The pocket zippers and main zipper are all fully waterproof and sport small pull tabs to ease their operation. We believe these tabs are too short to easily grab them while wearing thick gloves. Of the five drawcords used to secure the hood and hem, we're fans of those on the hem and back of the hood. The pair positioned near the collar for tightening the hood, however, employ a counter-intuitive mechanism that's tricky to manipulate with gloves. The cord also uses a groove that you tuck it into to secure it in place, but this design did not prove to be reliable. Overall, features and design may be the primary performance area where you have to compromise to enjoy the cost savings of the Drypoint GTX.

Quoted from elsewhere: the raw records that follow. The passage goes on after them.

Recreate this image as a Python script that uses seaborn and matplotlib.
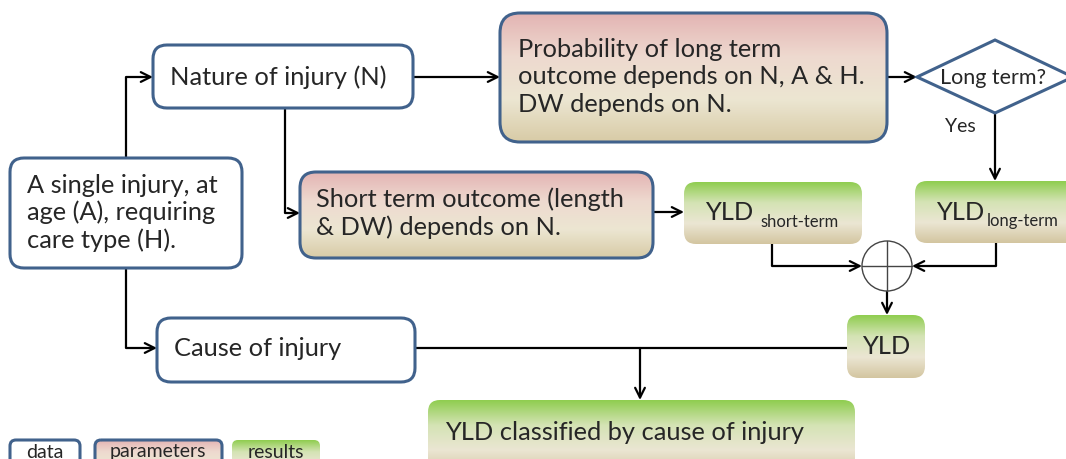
import numpy as np
import seaborn as sns
import matplotlib.pyplot as plt
from matplotlib.patches import FancyBboxPatch, Polygon, Circle
from matplotlib.colors import LinearSegmentedColormap

# text of the chart
data_labels = ["A single injury, at\nage (A), requiring\ncare type (H).",
               "Nature of injury (N)", "Cause of injury"]
param_labels = ["Probability of long term\noutcome depends on N, A & H.\nDW depends on N.",
                "Short term outcome (length\n& DW) depends on N."]
result_labels = ["YLD", "YLD", "YLD", "YLD classified by cause of injury"]
result_subs = ["short-term", "long-term", "", ""]
decision_label = "Long term?"
yes_label = "Yes"
legend_labels = ["data", "parameters", "results"]

sns.set_style("white")
plt.rcParams['font.family'] = ['Lato', 'DejaVu Sans']

BORDER = "#41628c"
param_cmap = LinearSegmentedColormap.from_list(
    "param", ["#e3b4b3", "#eed9cf", "#ece6d2", "#d8cba6"])
result_cmap = LinearSegmentedColormap.from_list(
    "result", ["#8fcd4f", "#d4e3b4", "#ebe6d3", "#d3c5a0"])

fig = plt.figure(figsize=(10.66, 4.59), dpi=100)
ax = fig.add_axes([0, 0, 1, 1])
ax.set_xlim(0, 1066)
ax.set_ylim(459, 0)
ax.axis("off")


def box(x0, y0, x1, y1, kind, r=14):
    patch = FancyBboxPatch((x0, y0), x1 - x0, y1 - y0,
                           boxstyle=f"round,pad=0,rounding_size={r}",
                           fc="white" if kind == "data" else "none",
                           ec=BORDER if kind != "result" else "none",
                           lw=2.2, zorder=3)
    ax.add_patch(patch)
    if kind != "data":
        cmap = param_cmap if kind == "param" else result_cmap
        grad = np.linspace(0, 1, 256).reshape(-1, 1)
        im = ax.imshow(grad, cmap=cmap, extent=(x0, x1, y1, y0),
                       aspect="auto", zorder=2)
        clip = FancyBboxPatch((x0, y0), x1 - x0, y1 - y0,
                              boxstyle=f"round,pad=0,rounding_size={r}",
                              fc="none", ec="none", transform=ax.transData)
        im.set_clip_path(clip)


def arrow(pts, head=True):
    xs, ys = zip(*pts)
    if head:
        ax.plot(xs[:-1], ys[:-1], color="black", lw=1.6, zorder=1,
                solid_capstyle="butt")
        ax.annotate("", xy=pts[-1], xytext=pts[-2],
                    arrowprops=dict(arrowstyle="->,head_length=0.7,head_width=0.35",
                                    color="black", lw=1.6,
                                    shrinkA=0, shrinkB=0), zorder=1)
    else:
        ax.plot(xs, ys, color="black", lw=1.6, zorder=1)


FS = 18.3

# data boxes
box(10, 158, 242, 268, "data")
ax.text(27, 213, data_labels[0], fontsize=FS, va="center", ha="left",
        linespacing=1.22, zorder=4)
box(153, 45, 413, 108, "data")
ax.text(170, 77, data_labels[1], fontsize=FS, va="center", ha="left", zorder=4)
box(157, 318, 415, 382, "data")
ax.text(174, 349, data_labels[2], fontsize=FS, va="center", ha="left", zorder=4)

# parameter boxes
box(500, 13, 887, 142, "param", r=20)
ax.text(518, 77, param_labels[0], fontsize=FS, va="center", ha="left",
        linespacing=1.22, zorder=4)
box(300, 172, 653, 258, "param", r=16)
ax.text(316, 213, param_labels[1], fontsize=FS, va="center", ha="left",
        linespacing=1.22, zorder=4)

# result boxes
result_boxes = [(684, 182, 862, 244), (915, 181, 1080, 243),
                (847, 315, 925, 378), (428, 400, 855, 475)]
sub_offsets = [76, 72, 0, 0]
for (x0, y0, x1, y1), lab, sub, off in zip(result_boxes, result_labels,
                                           result_subs, sub_offsets):
    box(x0, y0, x1, y1, "result", r=12)
    yc = (y0 + min(y1, 459)) / 2
    if sub:
        ax.text(x0 + 21, yc, lab, fontsize=FS, va="center", ha="left", zorder=4)
        ax.text(x0 + off, yc + 9, sub, fontsize=12, va="center", ha="left",
                zorder=4)
    elif lab == "YLD":
        ax.text((x0 + x1) / 2, yc, lab, fontsize=FS, va="center", ha="center", zorder=4)
    else:
        ax.text(x0 + 17, 432, lab, fontsize=FS, va="center", ha="left", zorder=4)

# decision diamond
ax.add_patch(Polygon([(917, 77), (995, 40), (1073, 77), (995, 113)],
                     closed=True, fc="white", ec=BORDER, lw=2.2, zorder=3))
ax.text(993, 78, decision_label, fontsize=15.5, va="center", ha="center", zorder=4)
ax.text(960, 126, yes_label, fontsize=14, va="center", ha="center", zorder=4)

# summing junction
ax.add_patch(Circle((887, 266), 25, fc="white", ec="#444444", lw=1.0, zorder=3))
ax.plot([862, 912], [266, 266], color="#444444", lw=1.0, zorder=4)
ax.plot([887, 887], [241, 291], color="#444444", lw=1.0, zorder=4)

# connectors
arrow([(126, 158), (126, 77), (153, 77)])
arrow([(126, 268), (126, 348), (157, 348)])
arrow([(413, 77), (500, 77)])
arrow([(285, 108), (285, 213), (300, 213)])
arrow([(887, 77), (917, 77)])
arrow([(995, 113), (995, 181)])
arrow([(653, 212), (684, 212)])
arrow([(772, 244), (772, 266), (862, 266)])
arrow([(996, 243), (996, 266), (912, 266)])
arrow([(887, 291), (887, 315)])
arrow([(415, 348), (847, 348)], head=False)
arrow([(640, 348), (640, 400)])

# legend
box(10, 440, 80, 475, "data", r=6)
ax.text(45, 452, legend_labels[0], fontsize=14, va="center", ha="center", zorder=4)
box(95, 440, 222, 475, "param", r=6)
ax.text(158, 452, legend_labels[1], fontsize=14, va="center", ha="center", zorder=4)
box(232, 440, 320, 475, "result", r=6)
ax.text(276, 452, legend_labels[2], fontsize=14, va="center", ha="center", zorder=4)

fig.savefig("out.png", dpi=100)
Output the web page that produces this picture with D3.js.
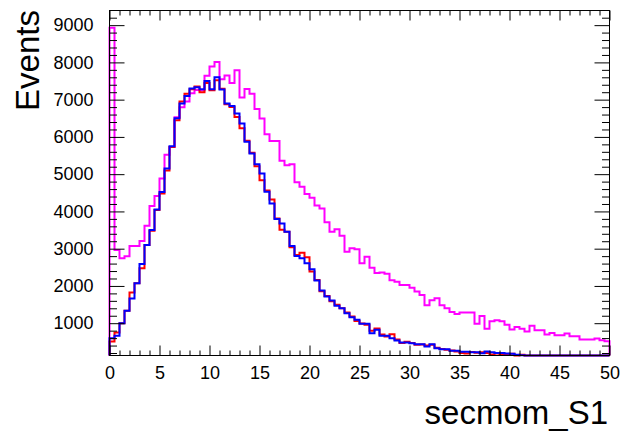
<!DOCTYPE html>
<html>
<head>
<meta charset="utf-8">
<script src="https://cdn.jsdelivr.net/npm/d3@7"></script>
<style>
  body { margin: 0; background: #fff; }
  text { font-family: "Liberation Sans", Arial, Helvetica, sans-serif; }
</style>
</head>
<body>
<div id="chart"></div>
<script>
// ── Histogram binning (100 bins of 0.5 between 0 and 50) ───────────────────
const X_MIN = 0, X_MAX = 50, BIN_WIDTH = 0.5;
const Y_MIN = 133, Y_MAX = 9393;

// bin contents, bin 0 = [0, 0.5)
const magentaCounts = [
  8930, 2965, 2742, 2800, 3071, 3071, 3205, 3617, 4143, 4411,
  4884, 5520, 5732, 6530, 6795, 6950, 7170, 7260, 7250, 7640,
  7890, 8010, 7545, 7650, 7450, 7786, 7060, 7286, 7161, 6750,
  6491, 6072, 5893, 5893, 5357, 5241, 5268, 4780, 4661, 4470,
  4370, 4160, 4080, 3710, 3456, 3520, 3350, 2920, 3015, 2985,
  2607, 2786, 2490, 2350, 2360, 2330, 2150, 2110, 2027, 2027,
  1950, 1850, 1760, 1485, 1615, 1670, 1480, 1402, 1300, 1250,
  1286, 1286, 1286,  982, 1190,  850, 1055, 1080, 1055,  955,
   830,  900,  850,  777,  933,  813,  813,  700,  740,  675,
   675,  722,  648,  648,  563,  563,  563,  590,  545,  518
];

const redCounts = [
   509,  750, 1000, 1331, 1822, 2072, 2474, 3099, 3480, 4036,
  4480, 5100, 5730, 6450, 6950, 7160, 7280, 7350, 7200, 7450,
  7250, 7520, 7290, 6880, 6800, 6537, 6233, 5900, 5573, 5215,
  4840, 4560, 4322, 3810, 3510, 3456, 3036, 2830, 2893, 2768,
  2385, 2160, 1860, 1730, 1590, 1492, 1402, 1290, 1180, 1060,
   990,  960,  800,  860,  700,  640,  706,  560,  470,  500,
   470,  420,  430,  400,  420,  340,  310,  290,  270,  240,
   200,  190,  230,  210,  220,  200,  160,  190,  170,  150,
   180,  130,  150,  120,  100,   90,   80,   70,   60,   55,
    50,   45,   40,   35,   30,   30,   25,   20,   20,   15
];

const blueCounts = [
   598,  661, 1000, 1331, 1661, 2072, 2590, 3099, 3501, 4050,
  4520, 5150, 5750, 6500, 6900, 7100, 7300, 7330, 7280, 7500,
  7280, 7600, 7270, 6900, 6830, 6626, 6358, 5867, 5555, 5269,
  5018, 4528, 4215, 3795, 3679, 3456, 3072, 2804, 2741, 2607,
  2447, 2143, 1875, 1715, 1607, 1465, 1402, 1268, 1161, 1090,
   982,  982,  732,  822,  661,  661,  598,  536,  482,  482,
   464,  438,  438,  375,  438,  330,  304,  304,  259,  259,
   232,  232,  223,  223,  196,  240,  220,  200,  200,  190,
   180,  150,  140,  135,  100,   95,   90,   80,   75,   70,
    60,   55,   50,   45,   40,   35,   30,   30,   25,   20
];

const xMajorTicks = [0, 5, 10, 15, 20, 25, 30, 35, 40, 45, 50];
const yMajorTicks = [1000, 2000, 3000, 4000, 5000, 6000, 7000, 8000, 9000];

const seriesColors = { magenta: "#ff00ff", red: "#ff0000", blue: "#0000ff" };

// ── Layout ──────────────────────────────────────────────────────────────────
const W = 623, H = 433;
const frame = { left: 109.5, right: 609.5, top: 10.5, bottom: 355.5 };

const svg = d3.select("#chart").append("svg")
  .attr("width", W).attr("height", H)
  .style("display", "block");

svg.append("rect").attr("width", W).attr("height", H).attr("fill", "#fff");

const x = d3.scaleLinear().domain([X_MIN, X_MAX]).range([frame.left, frame.right]);
const y = d3.scaleLinear().domain([Y_MIN, Y_MAX]).range([frame.bottom, frame.top]);

// ── Histograms as step outlines ────────────────────────────────────────────
function histPath(counts) {
  const p = d3.path();
  p.moveTo(x(X_MIN), y(Y_MIN));
  counts.forEach((c, i) => {
    const yy = y(Math.max(Y_MIN, Math.min(Y_MAX, c)));
    p.lineTo(x(X_MIN + i * BIN_WIDTH), yy);
    p.lineTo(x(X_MIN + (i + 1) * BIN_WIDTH), yy);
  });
  p.lineTo(x(X_MIN + counts.length * BIN_WIDTH), y(Y_MIN));
  return p.toString();
}

[[magentaCounts, seriesColors.magenta],
 [redCounts, seriesColors.red],
 [blueCounts, seriesColors.blue]].forEach(([counts, col]) => {
  svg.append("path")
    .attr("d", histPath(counts))
    .attr("fill", "none")
    .attr("stroke", col)
    .attr("stroke-width", 2)
    .attr("stroke-linejoin", "miter");
});

// ── Axes (ticks point inward, ROOT style) ──────────────────────────────────
const xMinor = d3.range(X_MIN, X_MAX + 0.001, 1).filter(v => v % 5 !== 0);
const yMinor = d3.range(200, Y_MAX, 200).filter(v => v % 1000 !== 0 && v > Y_MIN);

function styleAxis(g) {
  g.select(".domain").remove();
  g.selectAll("line").attr("stroke", "#000").attr("stroke-width", 1);
  g.selectAll("text")
    .attr("fill", "#000")
    .style("font-family", '"Liberation Sans", Arial, sans-serif')
    .style("font-size", "18px");
}

// bottom
svg.append("g").attr("transform", `translate(0,${frame.bottom})`)
  .call(d3.axisBottom(x).tickValues(xMajorTicks).tickSize(-10).tickPadding(11)
    .tickFormat(d3.format("d")))
  .call(styleAxis);
svg.append("g").attr("transform", `translate(0,${frame.bottom})`)
  .call(d3.axisBottom(x).tickValues(xMinor).tickSize(-5).tickFormat(""))
  .call(styleAxis);

// top
svg.append("g").attr("transform", `translate(0,${frame.top})`)
  .call(d3.axisTop(x).tickValues(xMajorTicks).tickSize(-10).tickFormat(""))
  .call(styleAxis);
svg.append("g").attr("transform", `translate(0,${frame.top})`)
  .call(d3.axisTop(x).tickValues(xMinor).tickSize(-5).tickFormat(""))
  .call(styleAxis);

// left
svg.append("g").attr("transform", `translate(${frame.left},0)`)
  .call(d3.axisLeft(y).tickValues(yMajorTicks).tickSize(-15).tickPadding(16)
    .tickFormat(d3.format("d")))
  .call(styleAxis);
svg.append("g").attr("transform", `translate(${frame.left},0)`)
  .call(d3.axisLeft(y).tickValues(yMinor).tickSize(-7.5).tickFormat(""))
  .call(styleAxis);

// right
svg.append("g").attr("transform", `translate(${frame.right},0)`)
  .call(d3.axisRight(y).tickValues(yMajorTicks).tickSize(-15).tickFormat(""))
  .call(styleAxis);
svg.append("g").attr("transform", `translate(${frame.right},0)`)
  .call(d3.axisRight(y).tickValues(yMinor).tickSize(-7.5).tickFormat(""))
  .call(styleAxis);

// frame
svg.append("rect")
  .attr("x", frame.left).attr("y", frame.top)
  .attr("width", frame.right - frame.left)
  .attr("height", frame.bottom - frame.top)
  .attr("fill", "none").attr("stroke", "#000").attr("stroke-width", 1);

// ── Axis titles ────────────────────────────────────────────────────────────
svg.append("text")
  .attr("x", 608).attr("y", 424)
  .attr("text-anchor", "end")
  .style("font-size", "33px")
  .text("secmom_S1");

svg.append("text")
  .attr("transform", "translate(39,10) rotate(-90)")
  .attr("text-anchor", "end")
  .style("font-size", "33px")
  .text("Events");
</script>
</body>
</html>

The hood drawcord is secured by sliding it into this narrow groove...
The hood drawcord is secured by sliding it into this narrow groove. In our tests, this mechanism seemed tricky to use and unreliable.
Photo: Jack Cramer

Value


If you want to get outside in winter, you'll need a good shell, but the price of many models is prohibitive. Fortunately, this jacket checks in at well below half the cost of the most expensive hardshells. You still end up paying a considerable sum for an uninsulated 11-ounce jacket, but the savings are substantial. At full retail price, we think the Drypoint GTX is an exceptional value, and because it's sold by REI, there is also potential you can find it on sale for an even better bargain.

Conclusion


Staying warm and dry is paramount to have the most fun in the outdoors. To achieve that, you need quality, well-designed clothing that supplies reliable weather protection. The Drypoint GTX fits the bill. It provides weather protection, along with impressive breathability — in an astonishingly light package. The fact that it's also affordable is merely icing on the cake. For these reasons and more, it earns a Best Buy Award.